For more information on InferenceGraph Spec, See the reference docs.

The InferenceGraph defines the two steps and each step targets the InferenceServices deployed above. The steps are executed in sequence: it first sends the image as request to cat-dog-classifier model and then send to the dog-breed-classifier if it is classified as a dog from the first model.

Note that $request is specified on the data field to indicate that you want to forward the request from the previous step and send as input to the next step.
condition is specified on the second step so that the request is only sent to the current step if the response data matches the defined condition. When the condition is not matched the graph short circuits and returns the response from the previous step. Refer to gjson syntax for how to express the condition and currently KServe only supports this with REST protocol.

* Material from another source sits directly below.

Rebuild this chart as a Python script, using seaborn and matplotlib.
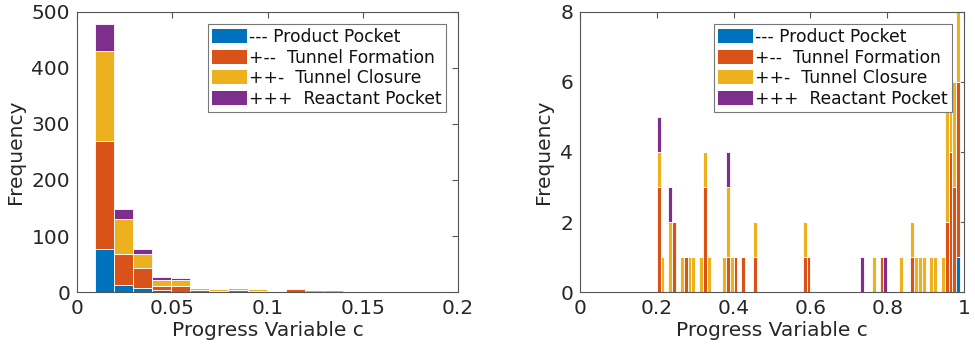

InferenceGraph router timeouts¶

You can set custom timeout values for the InferenceGraph router. This is useful when InferenceServices are slow to start (e.g. when downloading / loading the model), or take a long time to complete.

serverRead specifies the number of seconds to wait before timing out a request read by the server (default is 60).
serverWrite specifies the maximum duration in seconds before timing out writes of the response (default is 60).
serverIdle specifies the maximum amount of time in seconds to wait for the next request when keep-alives are enabled (default is 180).
serviceClient specifies a time limit in seconds for requests made to the graph components by HTTP client (uses Go's DefaultTransport values by default).

kubectl apply -f - <<EOF
apiVersion: "serving.kserve.io/v1alpha1"
kind: "InferenceGraph"
metadata:
  name: "dog-breed-pipeline"
spec:
  routerTimeouts:
    serverRead: 300
    serverWrite: 300
    serverIdle: 300
    serviceClient: 150
  nodes:
    root:
      routerType: Sequence
      steps:
      - serviceName: cat-dog-classifier
        name: cat_dog_classifier # step name
      - serviceName: dog-breed-classifier
        name: dog_breed_classifier
        data: $request
        condition: "[@this].#(predictions.0==\"dog\")"
  resources:
    requests:
      cpu: 100m
      memory: 256Mi
    limits:
      cpu: 1
      memory: 1Gi

EOF

Test the InferenceGraph¶

Before testing the InferenceGraph, first check if the graph is in the ready state and then get the router url for sending the request.

kubectl get ig  dog-breed-pipeline
NAME                 URL                                             READY   AGE
dog-breed-pipeline   http://dog-breed-pipeline.default.example.com   True    17h

The first step is to determine the ingress IP and ports and set INGRESS_HOST and INGRESS_PORT. Now, you can test the inference graph by sending the cat and dog image data.

SERVICE_HOSTNAME=$(kubectl get inferencegraph dog-breed-pipeline -o jsonpath='{.status.url}' | cut -d "/" -f 3)
curl -v -H "Host: ${SERVICE_HOSTNAME}" -H "Content-Type: application/json" http://${INGRESS_HOST}:${INGRESS_PORT} -d @./cat.json

Expected Output

{"predictions": ["It's a cat!"]}

curl -v -H "Host: ${SERVICE_HOSTNAME}" http://${INGRESS_HOST}:${INGRESS_PORT} -d @./dog.json

Expected Output

{"predictions": [{"Kuvasz": 0.9854059219360352, "American_water_spaniel": 0.006928909569978714, "Glen_of_imaal_terrier": 0.004635687451809645, "Manchester_terrier": 0.0011041086399927735, "American_eskimo_dog": 0.0003261661622673273}]}

You can see that if the first model classifies the image as dog it then sends to the second model and further classifies the dog breed, if the image is classified as cat the InferenceGraph router returns the response from the first model.